I have frequently walked into hotels and been enveloped by the sensual heady fragrance of Utama Spice's Supa Dupa. The scent from these black sticks of enchantment now pervade beauty salons, where freshly oiled clients submit to the touch of Balinese masseurs and beauty therapists. They are burnt at trendy dinner parties where guests compete on the 'do you know' stakes, and are simply enjoyed in the evening as an adjunct to a perfect sunset and a glass of whatever.

The getting of wisdom
It was, in fact, the quest for the perfect dupa (incense) that brought Melanie and Dayu together. Melanie, already brimming with ideas for natural products, and describing herself as "in need of some Balinese help" was referred to Dayu Suci. Of Brahmanic descent, Dayu's pedanda (high priest) father originates from one of the Klungkung griya . As well as being where the pedanda and their families reside, the griya is one of the traditional repositories of the lontars - books made from the leaf of the lontar palm and inscribed in the ancient language form known as Kawi. These lontars are guides to age-old knowledge or rituals which concern healing, practicalities and matters otherworldly.

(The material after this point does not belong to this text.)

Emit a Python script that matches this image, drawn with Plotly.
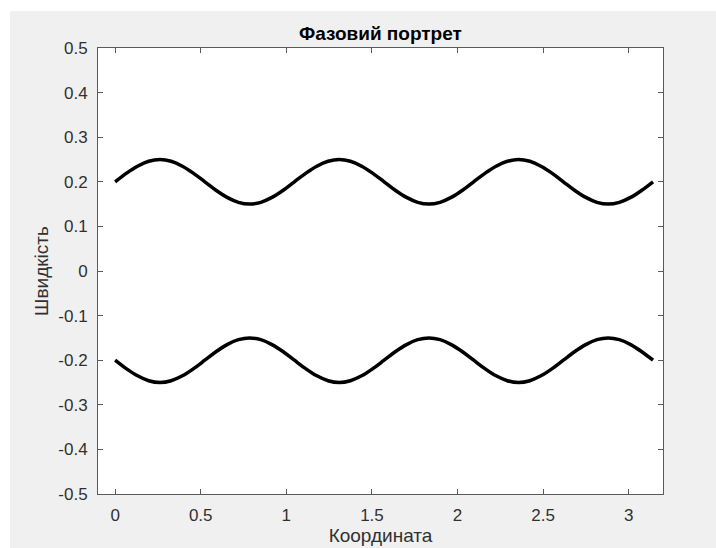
import plotly.graph_objects as go

# Координата (x) samples over [0, pi]
coord = [0.000, 0.065, 0.131, 0.196, 0.262, 0.327, 0.393, 0.458,
         0.524, 0.589, 0.654, 0.720, 0.785, 0.851, 0.916, 0.982,
         1.047, 1.113, 1.178, 1.244, 1.309, 1.374, 1.440, 1.505,
         1.571, 1.636, 1.702, 1.767, 1.833, 1.898, 1.963, 2.029,
         2.094, 2.160, 2.225, 2.291, 2.356, 2.422, 2.487, 2.553,
         2.618, 2.683, 2.749, 2.814, 2.880, 2.945, 3.011, 3.076, 3.142]

# Швидкість, upper branch
vel_upper = [0.200, 0.219, 0.235, 0.246, 0.250, 0.246, 0.235, 0.219,
             0.200, 0.181, 0.165, 0.154, 0.150, 0.154, 0.165, 0.181,
             0.200, 0.219, 0.235, 0.246, 0.250, 0.246, 0.235, 0.219,
             0.200, 0.181, 0.165, 0.154, 0.150, 0.154, 0.165, 0.181,
             0.200, 0.219, 0.235, 0.246, 0.250, 0.246, 0.235, 0.219,
             0.200, 0.181, 0.165, 0.154, 0.150, 0.154, 0.165, 0.181, 0.200]

# Швидкість, lower branch
vel_lower = [-0.200, -0.219, -0.235, -0.246, -0.250, -0.246, -0.235, -0.219,
             -0.200, -0.181, -0.165, -0.154, -0.150, -0.154, -0.165, -0.181,
             -0.200, -0.219, -0.235, -0.246, -0.250, -0.246, -0.235, -0.219,
             -0.200, -0.181, -0.165, -0.154, -0.150, -0.154, -0.165, -0.181,
             -0.200, -0.219, -0.235, -0.246, -0.250, -0.246, -0.235, -0.219,
             -0.200, -0.181, -0.165, -0.154, -0.150, -0.154, -0.165, -0.181, -0.200]

x_ticks = [0, 0.5, 1, 1.5, 2, 2.5, 3]
x_tick_text = ["0", "0.5", "1", "1.5", "2", "2.5", "3"]
y_ticks = [0.5, 0.4, 0.3, 0.2, 0.1, 0, -0.1, -0.2, -0.3, -0.4, -0.5]
y_tick_text = ["0.5", "0.4", "0.3", "0.2", "0.1", "0", "-0.1", "-0.2", "-0.3", "-0.4", "-0.5"]

FONT = "Liberation Sans, Arial, Helvetica, sans-serif"
AX_COLOR = "#5a5a5a"
TXT_COLOR = "#303030"

fig = go.Figure()
for vals in (vel_upper, vel_lower):
    fig.add_trace(go.Scatter(
        x=coord, y=vals, mode="lines",
        line=dict(color="black", width=3.5, shape="spline", smoothing=1.0),
        showlegend=False, hoverinfo="skip",
    ))

axis_common = dict(
    showline=True, linecolor=AX_COLOR, linewidth=1, mirror="allticks",
    ticks="inside", ticklen=5, tickwidth=1, tickcolor=AX_COLOR,
    showgrid=False, zeroline=False, automargin=False,
    tickfont=dict(family=FONT, size=17, color=TXT_COLOR),
)

fig.update_xaxes(
    range=[-0.1, 3.2], tickvals=x_ticks, ticktext=x_tick_text,
    ticklabelstandoff=6,
    title=dict(text="Координата", font=dict(family=FONT, size=19, color=TXT_COLOR), standoff=4),
    **axis_common,
)
fig.update_yaxes(
    range=[-0.5, 0.5], tickvals=y_ticks, ticktext=y_tick_text,
    ticklabelstandoff=6,
    title=dict(text="Швидкість", font=dict(family=FONT, size=19, color=TXT_COLOR), standoff=4),
    **axis_common,
)

fig.update_layout(
    width=716, height=548,
    margin=dict(l=98, r=53, t=48, b=54, autoexpand=False),
    paper_bgcolor="#f0f0f0", plot_bgcolor="white",
    title=dict(text="<b>Фазовий портрет</b>", x=0.5313, xanchor="center",
               y=1 - 33 / 548, yanchor="middle", automargin=False,
               font=dict(family=FONT, size=19, color="black")),
    shapes=[
        # white strips along the top and left edges of the figure
        dict(type="rect", xref="paper", yref="paper",
             x0=-98 / 446 * 446 / 565, x1=(716 - 98) / 565, y0=1 + 37 / 446, y1=1 + 48 / 446,
             fillcolor="white", line=dict(width=0), layer="above"),
        dict(type="rect", xref="paper", yref="paper",
             x0=-98 / 565, x1=-88 / 565, y0=-54 / 446, y1=1 + 48 / 446,
             fillcolor="white", line=dict(width=0), layer="above"),
    ],
)

fig.write_html("out.html")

That first encounter was in 1992, long before either of them had telephones. Meetings to share ideas involved long bemo trips across the east of the island. But they needn't have bothered. When they did meet they found that their ideas precisely coincided. "We met in the land of dreams," said Melanie chuckling. "We found that our mutual interest in herbal lore, and our complementary knowledge made the perfect combination - better than most marriages."

In their quest for Bali Utama's first product, the now famous Supa Dupa, Melanie and Dayu met with many failures. Dayu recalls the early days of product development, when they would stick their samples into banana logs like the characters in the wayang performance. Many of the blends wilted, or would not stick. Some were too powdery. Others, when combined with glues, became as hard as glass and equally difficult to burn. Melanie discovered the perfect glue and they knew they had succeeded when Dayu's grandfather, also a high priest in Klungkung, flight tested the incense in his rituals and gently praised them for their efforts. That was the first transformation in the alchemic tradition. It was the first getting of wisdom.